Allen was named the Big South Defensive Player of the Year in 2021, having placed top 20 in the nation for TFLs (17.5) and sacks (9.5), setting the school record in the latter category while tying the record in the former; he also tallied 44 tackles while playing 11 games and was named all-conference and an All-American. In his final season, 2022, Allen was named second-team All-Big South despite playing only eight games, as he recorded 22 tackles, 7.5 TFLs and 4.5 sacks. He was invited to the East–West Shrine Bowl and to the Hula Bowl after the season, and finished as Campbell's all-time leader in sacks (20.5, tied) and TFLs (38.0).

==Professional career==

Pre-draft measurables
| Height | Weight | Arm length | Hand span | 40-yard dash | 10-yard split | 20-yard split | Bench press |
| 6 ft 3+1⁄8 in (1.91 m) | 265 lb (120 kg) | 34+1⁄8 in (0.87 m) | 10+1⁄8 in (0.26 m) | 4.85 s | 1.75 s | 2.69 s | 24 reps |
All values from Pro Day

===Los Angeles Chargers===
Allen was selected in the third round (19th overall) of the 2023 USFL draft by the Memphis Showboats. He went unselected in the 2023 NFL draft, but afterwards signed with the Los Angeles Chargers as an undrafted free agent. He was waived at the final roster cuts and afterwards re-signed to the practice squad. He was elevated to the active roster for their week one game against the Miami Dolphins and made his debut in the 36–34 loss, becoming both the first Northeast Guilford High School alumni and first Campbell Fighting Camel to play in an NFL game. He signed a reserve/future contract on January 11, 2024. He was waived on May 14, 2024.

===Green Bay Packers===
On August 7, 2024, Allen signed with the Green Bay Packers. He was released on August 27, 2024.
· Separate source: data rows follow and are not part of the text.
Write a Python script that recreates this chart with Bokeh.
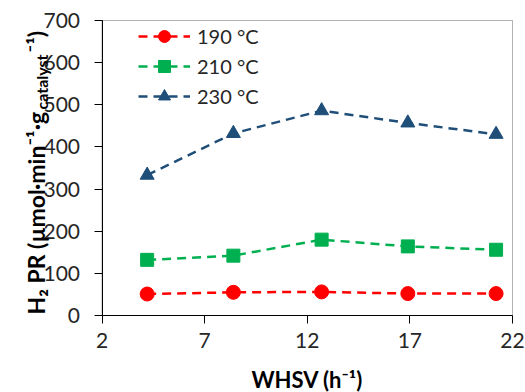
import math

from bokeh.embed import file_html
from bokeh.models import BoxAnnotation, FixedTicker, Label, Legend, Range1d
from bokeh.plotting import figure
from bokeh.resources import INLINE

# Weight hourly space velocity (h^-1) and H2 production rate per temperature
whsv = [4.2, 8.4, 12.7, 16.9, 21.2]
pr_190 = [51, 55, 56, 52, 52]
pr_210 = [132, 142, 180, 164, 156]
pr_230 = [333, 432, 486, 457, 430]

series_labels = ["190 °C", "210 °C", "230 °C"]
x_ticks = [2, 7, 12, 17, 22]
y_ticks = [0, 100, 200, 300, 400, 500, 600, 700]

FONT = "Lato"
TEXT = "#262626"
X_MIN, X_MAX = 2, 22
Y_MIN, Y_MAX = 0, 700

# The frame covers the whole canvas so that axes pinned inside it, their
# tick labels and the rotated y title are never clipped.  The plot box
# (X_MIN..X_MAX, Y_MIN..Y_MAX) sits at these canvas pixel edges:
W, H = 525, 392
BOX_L, BOX_R, BOX_T, BOX_B = 101.5, 512.0, 20.0, 315.0
sx = (BOX_R - BOX_L) / (X_MAX - X_MIN)
sy = (BOX_B - BOX_T) / (Y_MAX - Y_MIN)
x_range = Range1d(X_MIN - BOX_L / sx, X_MAX + (W - BOX_R) / sx)
y_range = Range1d(Y_MIN - (H - BOX_B) / sy, Y_MAX + BOX_T / sy)

p = figure(
    width=W, height=H, x_range=x_range, y_range=y_range,
    output_backend="svg", toolbar_location=None,
    min_border=0,
)
p.background_fill_color = "white"
p.border_fill_color = "white"
p.outline_line_color = None
p.xgrid.visible = False
p.ygrid.visible = False

# plot-area box
p.add_layout(BoxAnnotation(left=X_MIN, right=X_MAX, bottom=Y_MIN, top=Y_MAX,
                           fill_alpha=0, line_color="#000000", line_width=1))

styles = [
    (pr_190, "#FF0000", "circle", 14),
    (pr_210, "#00B050", "square", 13),
    (pr_230, "#1F4E79", "triangle", 14),
]
items = []
for (vals, color, marker, size), lab in zip(styles, series_labels):
    ln = p.line(whsv, vals, line_color=color, line_width=2.5, line_dash="9 6")
    sc = p.scatter(whsv, vals, marker=marker, size=size,
                   fill_color=color, line_color=color)
    items.append((lab, [ln, sc]))

legend = Legend(items=items, location=(138, 281))
legend.border_line_color = None
legend.background_fill_alpha = 0
legend.padding = 0
legend.margin = 0
legend.spacing = 0
legend.glyph_width = 52
legend.glyph_height = 30
legend.label_height = 20
legend.label_standoff = 7
legend.label_text_font = FONT
legend.label_text_font_size = "20px"
legend.label_text_color = TEXT
p.add_layout(legend, "center")

for ax in (p.xaxis[0], p.yaxis[0]):
    ax.axis_line_color = "#000000"
    ax.major_tick_line_color = "#000000"
    ax.major_tick_in = 0
    ax.major_tick_out = 8
    ax.minor_tick_line_color = None
    ax.major_label_text_font = FONT
    ax.major_label_text_font_size = "21px"
    ax.major_label_text_color = TEXT

p.xaxis.ticker = FixedTicker(ticks=x_ticks)
p.xaxis.bounds = (X_MIN, X_MAX)
p.xaxis.fixed_location = Y_MIN
p.xaxis.major_label_standoff = 9

p.yaxis.ticker = FixedTicker(ticks=y_ticks)
p.yaxis.bounds = (Y_MIN, Y_MAX)
p.yaxis.fixed_location = X_MIN
p.yaxis.major_label_standoff = 14

# x-axis title
p.add_layout(Label(x=(X_MIN + X_MAX) / 2, y=13, x_units="data", y_units="screen",
                   text="WHSV (h⁻¹)", text_font=FONT, text_font_size="22px",
                   text_font_style="bold", text_color="#000000",
                   text_align="center", text_baseline="alphabetic"))

# Rotated y-axis title, in pieces so "catalyst" sits as a subscript
title_kw = dict(x_units="screen", y_units="screen", angle=math.pi / 2,
                text_font=FONT, text_font_style="bold",
                text_color="#000000", text_baseline="alphabetic",
                text_align="left")
base = H - BOX_B
p.add_layout(Label(x=35, y=base + 1, text="H₂ PR (µmol·min⁻¹·g",
                   text_font_size="23px", **title_kw))
p.add_layout(Label(x=41, y=base + 206, text="catalyst",
                   text_font_size="16px", **title_kw))
p.add_layout(Label(x=35, y=base + 263, text="⁻¹)",
                   text_font_size="23px", **title_kw))

open("out.html", "w").write(file_html(p, INLINE))
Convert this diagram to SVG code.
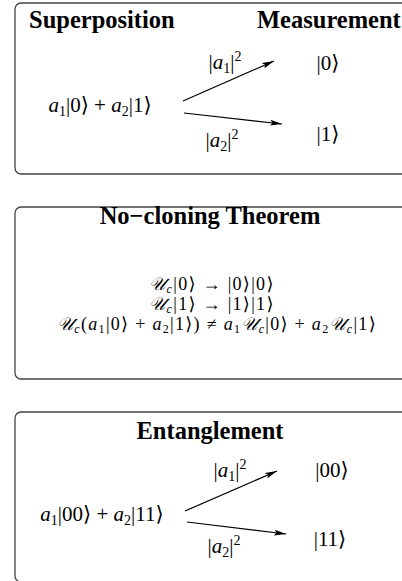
<svg xmlns="http://www.w3.org/2000/svg" width="402" height="581" viewBox="0 0 402 581">
<defs>
<marker id="ah" viewBox="0 0 12 6" refX="12" refY="3" markerWidth="12" markerHeight="6" markerUnits="userSpaceOnUse" orient="auto">
<path d="M0,0 L12,3 L0,6 L2.5,3 Z" fill="#000"/>
</marker>
</defs>
<style>
.box{fill:#fff;stroke:#444;stroke-width:1.3}
.title{font-family:"Liberation Serif","DejaVu Serif",serif;font-weight:bold;font-size:24.5px;fill:#000}
.m{font-family:"Liberation Serif","DejaVu Serif",serif;font-size:21px;fill:#000}
.m2{font-family:"Liberation Serif","DejaVu Serif",serif;font-size:18px;letter-spacing:1.3px;fill:#000}
.i{font-style:italic}
.s{font-size:14px}
.s2{font-size:12px}
.arr{stroke:#000;stroke-width:1.2;fill:none;marker-end:url(#ah)}
</style>
<g id="superposition">
<rect class="box" x="15" y="3" width="400" height="171" rx="6"/>
<text class="title" x="29" y="28">Superposition</text>
<text class="title" x="257" y="28">Measurement</text>
<text class="m" x="100" y="112" text-anchor="middle"><tspan class="i">a</tspan><tspan class="s" dy="4">1</tspan><tspan dy="-4">|0⟩ + </tspan><tspan class="i">a</tspan><tspan class="s" dy="4">2</tspan><tspan dy="-4">|1⟩</tspan></text>
<text class="m" x="225" y="69" text-anchor="middle">|<tspan class="i">a</tspan><tspan class="s" dy="4">1</tspan><tspan dy="-4">|</tspan><tspan class="s" dy="-8">2</tspan></text>
<text class="m" x="222" y="147" text-anchor="middle">|<tspan class="i">a</tspan><tspan class="s" dy="4">2</tspan><tspan dy="-4">|</tspan><tspan class="s" dy="-8">2</tspan></text>
<text class="m" x="328" y="70" text-anchor="middle">|0⟩</text>
<text class="m" x="328" y="141" text-anchor="middle">|1⟩</text>
</g>
<g id="nocloning">
<rect class="box" x="15" y="207" width="400" height="172" rx="6"/>
<text class="title" x="210" y="224" text-anchor="middle">No−cloning Theorem</text>
<text class="m2" x="212" y="290" text-anchor="middle"><tspan class="i">𝒰</tspan><tspan class="s2 i" dy="3">c</tspan><tspan dy="-3">|0⟩ → |0⟩|0⟩</tspan></text>
<text class="m2" x="212" y="310" text-anchor="middle"><tspan class="i">𝒰</tspan><tspan class="s2 i" dy="3">c</tspan><tspan dy="-3">|1⟩ → |1⟩|1⟩</tspan></text>
<text class="m2" x="217" y="330" text-anchor="middle"><tspan class="i">𝒰</tspan><tspan class="s2 i" dy="3">c</tspan><tspan dy="-3">(</tspan><tspan class="i">a</tspan><tspan class="s2" dy="3">1</tspan><tspan dy="-3">|0⟩ + </tspan><tspan class="i">a</tspan><tspan class="s2" dy="3">2</tspan><tspan dy="-3">|1⟩) ≠ </tspan><tspan class="i">a</tspan><tspan class="s2" dy="3">1</tspan><tspan class="i" dy="-3">𝒰</tspan><tspan class="s2 i" dy="3">c</tspan><tspan dy="-3">|0⟩ + </tspan><tspan class="i">a</tspan><tspan class="s2" dy="3">2</tspan><tspan class="i" dy="-3">𝒰</tspan><tspan class="s2 i" dy="3">c</tspan><tspan dy="-3">|1⟩</tspan></text>
</g>
<g id="entanglement">
<rect class="box" x="15" y="412" width="400" height="170" rx="6"/>
<text class="title" x="210" y="439" text-anchor="middle">Entanglement</text>
<text class="m" x="102" y="521" text-anchor="middle"><tspan class="i">a</tspan><tspan class="s" dy="4">1</tspan><tspan dy="-4">|00⟩ + </tspan><tspan class="i">a</tspan><tspan class="s" dy="4">2</tspan><tspan dy="-4">|11⟩</tspan></text>
<text class="m" x="230" y="477" text-anchor="middle">|<tspan class="i">a</tspan><tspan class="s" dy="4">1</tspan><tspan dy="-4">|</tspan><tspan class="s" dy="-8">2</tspan></text>
<text class="m" x="224" y="553" text-anchor="middle">|<tspan class="i">a</tspan><tspan class="s" dy="4">2</tspan><tspan dy="-4">|</tspan><tspan class="s" dy="-8">2</tspan></text>
<text class="m" x="332" y="477" text-anchor="middle">|00⟩</text>
<text class="m" x="330" y="546" text-anchor="middle">|11⟩</text>
</g>
<g id="connectors">
<line class="arr" x1="183" y1="101" x2="274" y2="61"/>
<line class="arr" x1="184" y1="113" x2="282" y2="124"/>
<line class="arr" x1="185" y1="511" x2="277" y2="471"/>
<line class="arr" x1="187" y1="522" x2="286" y2="534"/>
</g>
</svg>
===New England Patriots===
On August 29, 2024, Allen was signed to the New England Patriots practice squad. He was released on September 3, 2024.

=== Memphis Showboats ===
On January 13, 2025, Allen signed with the Memphis Showboats of the United Football League (UFL). He was released on March 20, 2025.

===Toronto Argonauts===
On May 28, 2025, it was announced that Allen had signed with the Toronto Argonauts. On October 25, 2025, he was released.